In 1875, he became editor of a couple of weekly journals in Dresden, Germany, and on the side wrote and published his own stories, which were duly serialized in a number of periodicals. Again, and pointedly, he read extensively and acquired useful knowledge in numerous fields.
Quitting his editor’s job in 1878, he felt equipped to climb to success as a writer of exotic tales which showed their author, as first-person narrator, identical with his hero, apparently writing from vast personal experience. Within few years, Karl May, through his tales of Winnetou on the one hand and (alleged) ‚reminiscences of travels in the Ottoman Empire‘ on the other hand, soared to fame.
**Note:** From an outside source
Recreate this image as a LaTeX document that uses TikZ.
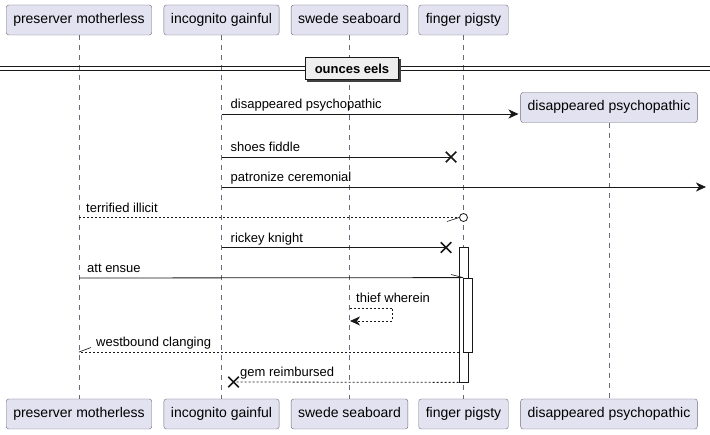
\documentclass[tikz,border=0pt]{standalone}
\usepackage{fontspec}
\setmainfont{Liberation Sans}
\usepackage{xcolor}
\usetikzlibrary{arrows.meta}
\usetikzlibrary{shapes.misc}
\definecolor{partfill}{HTML}{E2E2F0}
\definecolor{partline}{HTML}{6A6A7A}
\definecolor{divfill}{HTML}{EEEEEE}
\definecolor{ink}{HTML}{181818}

\begin{document}
\begin{tikzpicture}[x=1pt,y=-1pt,
  part/.style={draw=partline,fill=partfill,rounded corners=2.5pt,minimum height=30pt,inner xsep=7pt,
    text height=10pt,text depth=3pt,font=\fontsize{14}{16}\selectfont},
  life/.style={partline,dash pattern=on 5pt off 5pt,line width=0.5pt},
  msg/.style={ink,line width=0.8pt},
  ret/.style={msg,dash pattern=on 2pt off 2pt},
  tip/.style={-{Stealth[length=10pt,width=9pt,inset=3pt]}},
  barb/.style={ink,line width=0.6pt},
  lbl/.style={anchor=base west,inner sep=0pt,font=\fontsize{13}{15}\selectfont},
  bar/.style={draw=ink,fill=white,line width=0.8pt,minimum width=9pt,inner sep=0pt},
  kill/.style={cross out,draw=ink,line width=1.5pt,minimum size=9pt,inner sep=0pt}]
\useasboundingbox [fill=white] (0,0) rectangle (710,435);

% participants
\node [part] (pmT) at (79,20) {preserver motherless};
\node [part] (igT) at (221.5,20) {incognito gainful};
\node [part] (ssT) at (349.5,20) {swede seaboard};
\node [part] (fpT) at (463.5,20) {finger pigsty};
\node [part] (dpT) at (609,107.5) {disappeared psychopathic};
\node [part] (pmB) at (79,414) {preserver motherless};
\node [part] (igB) at (221.5,414) {incognito gainful};
\node [part] (ssB) at (349.5,414) {swede seaboard};
\node [part] (fpB) at (463.5,414) {finger pigsty};
\node [part] (dpB) at (609,414) {disappeared psychopathic};

\draw [life] (pmT) -- (pmB);
\draw [life] (igT) -- (igB);
\draw [life] (ssT) -- (ssB);
\draw [life] (fpT) -- (fpB);
\draw [life] (dpT) -- (dpB);

% divider
\coordinate (dl1) at (0,66.5);   \coordinate (dr1) at (710,66.5);
\coordinate (dl2) at (0,70.5);   \coordinate (dr2) at (710,70.5);
\draw [ink,line width=0.8pt] (dl1) -- (dr1);
\draw [ink,line width=0.8pt] (dl2) -- (dr2);
\fill [black!75] (307,59) rectangle (401,82);
\node [draw=ink,fill=divfill,line width=1.4pt,minimum width=93pt,minimum height=22pt,inner sep=0pt,
  font=\fontsize{13}{15}\selectfont\bfseries] (div) at (352,68.5) {ounces eels};

% activations
\node [bar,minimum height=135pt] (act1) at (463.5,314.5) {};
\node [bar,minimum height=74pt] (act2) at (468,315) {};

% disappeared psychopathic
\coordinate (m1a) at (221.5,114);
\coordinate (m1b) at (518.5,114);
\draw [msg,tip] (m1a) -- (m1b);
\node [lbl] at (230.5,109) {disappeared psychopathic};

% shoes fiddle
\coordinate (m2a) at (221.5,157);
\node [kill] (x2) at (451,157) {};
\draw [msg] (m2a) -- (x2.center);
\node [lbl] at (230.5,152) {shoes fiddle};

% patronize ceremonial
\coordinate (m3a) at (221.5,187);
\coordinate (m3b) at (706,187);
\draw [msg,tip] (m3a) -- (m3b);
\node [lbl] at (230.5,182) {patronize ceremonial};

% terrified illicit
\coordinate (m4a) at (79,217.5);
\node [draw=ink,fill=white,circle,line width=0.8pt,minimum size=8pt,inner sep=0pt] (o4) at (463.5,217.5) {};
\draw [ret] (m4a) -- (o4);
\coordinate (b4) at (447,221.5);
\draw [barb] (b4) -- (o4.west);
\node [lbl] at (86,213) {terrified illicit};

% rickey knight
\coordinate (m5a) at (221.5,247.5);
\node [kill] (x5) at (446,247.5) {};
\draw [msg] (m5a) -- (x5.center);
\node [lbl] at (230.5,242.5) {rickey knight};

% att ensue
\coordinate (m6a) at (79,278);
\draw [msg] (m6a) -- (act2.north west);
\coordinate (b6) at (451,274.5);
\draw [barb] (b6) -- (act2.north west);
\node [lbl] at (87,273) {att ensue};

% thief wherein
\coordinate (m7a) at (349.5,308);
\coordinate (m7b) at (392,308);
\coordinate (m7c) at (392,321);
\coordinate (m7d) at (350,321);
\draw [ret,tip] (m7a) -- (m7b) -- (m7c) -- (m7d);
\node [lbl] at (356,303) {thief wherein};

% westbound clanging
\coordinate (m8a) at (459,352);
\coordinate (m8b) at (79,352);
\draw [ret] (m8a) -- (m8b);
\coordinate (b8) at (91,347.5);
\draw [barb] (m8b) -- (b8);
\node [lbl] at (96,347) {westbound clanging};

% gem reimbursed
\node [kill] (x9) at (233.5,382) {};
\draw [ret] (act1.south west) -- (x9.center);
\node [lbl] at (240,377) {gem reimbursed};

\end{tikzpicture}
\end{document}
Eventually, he moved into his own spacious villa, which he filled with (clandestinely purchased) trophies of all sorts – so-called memorabilia of his grand adventures.
By 1900, when he actually traveled in the Orient – for the first time in his life – he was among Europe’s most popular and most widely read authors, amassing a fortune in royalties.
Upon his return, he faced ill winds: he found the market strewn with unlicensed new publications of some older novels of his, previously published under a pseudonym for financial reasons. These novels were shown to bristle with moral indecencies – a capital sin in Wilhelminian Germany. The former publisher who, unbeknownst to May, had been responsible for the incriminated eroticisms, had long since destroyed the author’s manuscripts and, by 1901, had been dead for a number of years. May desperately enlisted legal aid to save his name from blemish. Promptly, malevolent, unscrupulous antagonists unmasked him as a fraud who had actually experienced the heroic acts claimed in his books and, worse, as a former jailbird. Karl May was publicly branded.
He recuperated but slowly. His inner rescue came from an unexpected source: During his extended tour of the Orient, he had undergone a violent change of personality and outlook, which set a permanent stop to his reverting to the previous racy and vivacious storytelling. Taking solace from this blessing in disguise, May henceforth devoted himself to novels of philosophical character, bordering on metaphysics, and to religious themes. The ingenious fruit of his thought processes was his two-volumed work ‚Ardistan and Djinnistan‘, in 1909, the most unusual fictional portrayal ever written on man’s evolution, eternal sin and perpetual yearning for peace and redemption – a fabulous fairy tale, a traveller’s journey through aeons and the universe, and a stupendous work of art. Up to the present time, this masterpiece by a great thinker has been appreciated by a minority only, but appears to be on its read towards shaping attitudes and destinies with a view to mankind’s survival.
Karl May died peacefully in 1912, at the age of 70, serenely content in the knowledge that he had after all triumphed in his various lawsuits and had silenced all his adversaries. His books have singularly survived him and have proved indestructible longsellers.